▸ **Prompt**
Each line from the top of the listing through the one holding "epochs = list(range(1, 31))" should be restated word for word, with nothing added and no pictures.

▸ **Data shown**
■ ■ ■ ■ ■

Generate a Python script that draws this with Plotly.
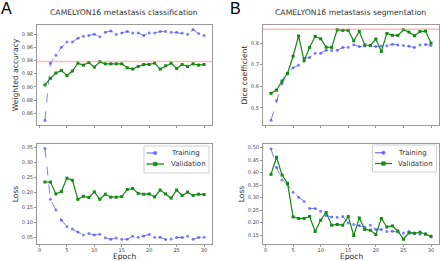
import plotly.graph_objects as go

epochs = list(range(1, 31))

cls_train_acc = [0.849, 0.936, 0.948, 0.960, 0.968, 0.968, 0.974, 0.977, 0.978, 0.980,
                 0.976, 0.983, 0.985, 0.980, 0.982, 0.984, 0.982, 0.982, 0.978, 0.982,
                 0.982, 0.984, 0.984, 0.983, 0.983, 0.982, 0.980, 0.987, 0.981, 0.978]
cls_val_acc = [0.903, 0.913, 0.921, 0.925, 0.917, 0.924, 0.936, 0.933, 0.937, 0.930,
               0.938, 0.935, 0.935, 0.935, 0.935, 0.929, 0.927, 0.931, 0.934, 0.934,
               0.936, 0.927, 0.932, 0.936, 0.928, 0.934, 0.931, 0.935, 0.933, 0.934]
cls_ref = 0.9385

seg_train_dice = [0.442, 0.534, 0.613, 0.658, 0.686, 0.697, 0.730, 0.733, 0.753, 0.753,
                  0.767, 0.766, 0.767, 0.780, 0.781, 0.792, 0.784, 0.786, 0.788, 0.784,
                  0.786, 0.788, 0.795, 0.791, 0.789, 0.786, 0.780, 0.791, 0.794, 0.789]
seg_val_dice = [0.567, 0.582, 0.624, 0.660, 0.739, 0.833, 0.718, 0.780, 0.831, 0.820,
                0.781, 0.780, 0.862, 0.859, 0.859, 0.811, 0.854, 0.791, 0.789, 0.819,
                0.761, 0.845, 0.836, 0.836, 0.862, 0.851, 0.834, 0.854, 0.856, 0.800]
seg_ref = 0.864

cls_train_loss = [0.347, 0.177, 0.141, 0.107, 0.086, 0.077, 0.067, 0.057, 0.062, 0.057,
                  0.060, 0.048, 0.043, 0.047, 0.043, 0.043, 0.053, 0.050, 0.054, 0.059,
                  0.050, 0.050, 0.042, 0.044, 0.049, 0.049, 0.053, 0.043, 0.049, 0.050]
cls_val_loss = [0.235, 0.235, 0.195, 0.203, 0.248, 0.241, 0.177, 0.187, 0.183, 0.202,
                0.177, 0.194, 0.184, 0.184, 0.186, 0.210, 0.213, 0.197, 0.194, 0.195,
                0.185, 0.208, 0.195, 0.181, 0.208, 0.190, 0.201, 0.190, 0.194, 0.193]

seg_train_loss = [0.495, 0.420, 0.370, 0.352, 0.321, 0.302, 0.285, 0.257, 0.257, 0.246,
                  0.229, 0.223, 0.222, 0.225, 0.199, 0.193, 0.189, 0.182, 0.190, 0.173,
                  0.173, 0.165, 0.166, 0.163, 0.159, 0.165, 0.157, 0.154, 0.157, 0.143]
seg_val_loss = [0.393, 0.461, 0.390, 0.357, 0.223, 0.217, 0.217, 0.225, 0.165, 0.210,
                0.241, 0.190, 0.193, 0.190, 0.225, 0.149, 0.219, 0.173, 0.170, 0.153,
                0.217, 0.183, 0.187, 0.167, 0.134, 0.159, 0.158, 0.162, 0.154, 0.146]

x_ticks = [0, 5, 10, 15, 20, 25, 30]
acc_ticks = [0.86, 0.88, 0.90, 0.92, 0.94, 0.96, 0.98]
dice_ticks = [0.5, 0.6, 0.7, 0.8]
cls_loss_ticks = [0.05, 0.10, 0.15, 0.20, 0.25, 0.30, 0.35]
seg_loss_ticks = [0.15, 0.20, 0.25, 0.30, 0.35, 0.40, 0.45, 0.50]
series_names = ["Training", "Validation"]
x_label = "Epoch"

W, H = 440, 261
FONT = "DejaVu Sans"
TRAIN_C = "rgba(60,60,255,0.65)"
VAL_C = "#138a13"
REF_C = "rgba(255,120,120,0.5)"
SPINE = "#9a9a9a"

fig = go.Figure()


def add_pair(xa, ya, train, val):
    fig.add_trace(go.Scatter(
        x=epochs, y=train, mode="lines+markers", name=series_names[0],
        line=dict(color=TRAIN_C, width=1, dash="dash"),
        marker=dict(symbol="circle", size=3, color=TRAIN_C),
        xaxis=xa, yaxis=ya, showlegend=False))
    fig.add_trace(go.Scatter(
        x=epochs, y=val, mode="lines+markers", name=series_names[1],
        line=dict(color=VAL_C, width=1.2),
        marker=dict(symbol="square", size=3, color=VAL_C),
        xaxis=xa, yaxis=ya, showlegend=False))


add_pair("x", "y", cls_train_acc, cls_val_acc)
add_pair("x2", "y2", seg_train_dice, seg_val_dice)
add_pair("x3", "y3", cls_train_loss, cls_val_loss)
add_pair("x4", "y4", seg_train_loss, seg_val_loss)

fig.add_shape(type="line", xref="x domain", yref="y", x0=0, x1=1, y0=cls_ref, y1=cls_ref,
              line=dict(color=REF_C, width=1.5))
fig.add_shape(type="line", xref="x2 domain", yref="y2", x0=0, x1=1, y0=seg_ref, y1=seg_ref,
              line=dict(color=REF_C, width=1.5))


def PX(x):
    return x / W


def PY(y):
    return (H - y) / H


xrange = [-0.45, 31.45]
tickfont = dict(family=FONT, size=5, color="#444")
titlefont = dict(family=FONT, size=7.6, color="#2a2a2a")


def xaxis(domain, anchor, labels):
    return dict(domain=domain, anchor=anchor, range=xrange, tickvals=x_ticks,
                showticklabels=labels, ticks="outside", ticklen=2, tickcolor=SPINE,
                showline=True, linecolor=SPINE, linewidth=1, mirror=True,
                showgrid=False, zeroline=False, tickfont=tickfont, automargin=False,
                ticklabelstandoff=-1)


def yaxis(domain, anchor, rng, ticks, fmt, title):
    return dict(domain=domain, anchor=anchor, range=rng, tickvals=ticks, tickformat=fmt,
                ticks="outside", ticklen=2, tickcolor=SPINE,
                showline=True, linecolor=SPINE, linewidth=1, mirror=True,
                showgrid=False, zeroline=False, tickfont=tickfont, automargin=False,
                title=dict(text=title, font=titlefont, standoff=2))


top = [PY(125), PY(25)]
bot = [PY(244), PY(144)]
xa = [PX(37), PX(212)]
xb = [PX(263), PX(439)]

fig.update_layout(
    width=W, height=H, margin=dict(l=0, r=0, t=0, b=0),
    paper_bgcolor="white", plot_bgcolor="white",
    font=dict(family=FONT), showlegend=False,
    xaxis=xaxis(xa, "y", False),
    yaxis=yaxis(top, "x", [0.842, 0.994], acc_ticks, ".2f", "Weighted accuracy"),
    xaxis2=xaxis(xb, "y2", False),
    yaxis2=yaxis(top, "x2", [0.42, 0.884], dice_ticks, ".1f", "Dice coefficient"),
    xaxis3=xaxis(xa, "y3", True),
    yaxis3=yaxis(bot, "x3", [0.027, 0.3625], cls_loss_ticks, ".2f", "Loss"),
    xaxis4=xaxis(xb, "y4", True),
    yaxis4=yaxis(bot, "x4", [0.115, 0.514], seg_loss_ticks, ".2f", "Loss"),
)

# x-axis titles ("Epoch") placed under the bottom panels
for dom in (xa, xb):
    fig.add_annotation(text=x_label, x=(dom[0] + dom[1]) / 2, y=PY(256.8),
                       xref="paper", yref="paper", showarrow=False,
                       xanchor="center", yanchor="middle", borderpad=0,
                       font=titlefont)


# compact legend boxes (matplotlib style)
def legend_box(x0, y0, x1, y1, line_x0, line_x1, text_x, rows_y):
    fig.add_shape(type="rect", xref="paper", yref="paper",
                  x0=PX(x0), x1=PX(x1), y0=PY(y1), y1=PY(y0),
                  line=dict(color="#d0d0d0", width=1), fillcolor="rgba(255,255,255,0.85)")
    styles = [(TRAIN_C, "dash", "circle"), (VAL_C, "solid", "rect")]
    for name, (col, dash, mk), ry in zip(series_names, styles, rows_y):
        fig.add_shape(type="line", xref="paper", yref="paper",
                      x0=PX(line_x0), x1=PX(line_x1), y0=PY(ry), y1=PY(ry),
                      line=dict(color=col, width=1.3, dash=dash))
        mx = (line_x0 + line_x1) / 2
        fig.add_shape(type="circle" if mk == "circle" else "rect", xref="paper", yref="paper",
                      x0=PX(mx - 1.8), x1=PX(mx + 1.8), y0=PY(ry + 1.8), y1=PY(ry - 1.8),
                      line=dict(color=col, width=0.5), fillcolor=col)
        fig.add_annotation(text=name, x=PX(text_x), y=PY(ry), xref="paper", yref="paper",
                           xanchor="left", yanchor="middle", showarrow=False,
                           font=dict(family=FONT, size=7, color="#333"))


legend_box(144, 146, 209, 173, 146.5, 164, 168.5, [153, 164])
legend_box(372.5, 145, 436.5, 172, 375, 392, 396, [152.7, 163.5])

fig.add_annotation(text="CAMELYON16 metastasis classification", x=PX(124), y=PY(13),
                   xref="paper", yref="paper", showarrow=False,
                   xanchor="center", yanchor="middle",
                   font=dict(family=FONT, size=7.7, color="#333"))
fig.add_annotation(text="CAMELYON16 metastasis segmentation", x=PX(350), y=PY(13),
                   xref="paper", yref="paper", showarrow=False,
                   xanchor="center", yanchor="middle",
                   font=dict(family=FONT, size=7.7, color="#333"))
fig.add_annotation(text="A", x=PX(6.5), y=PY(8), xref="paper", yref="paper", showarrow=False,
                   xanchor="center", yanchor="middle",
                   font=dict(family="Liberation Sans", size=16, color="black"))
fig.add_annotation(text="B", x=PX(235.5), y=PY(8), xref="paper", yref="paper", showarrow=False,
                   xanchor="center", yanchor="middle",
                   font=dict(family="Liberation Sans", size=16, color="black"))

fig.write_html("out.html", config={"displayModeBar": False},
               post_script="document.body.style.margin='0';document.body.style.overflow='hidden';")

■ ■ ■ ■ ■

▸ **Written response**
Generate a Python script that draws this with Plotly.
import plotly.graph_objects as go

epochs = list(range(1, 31))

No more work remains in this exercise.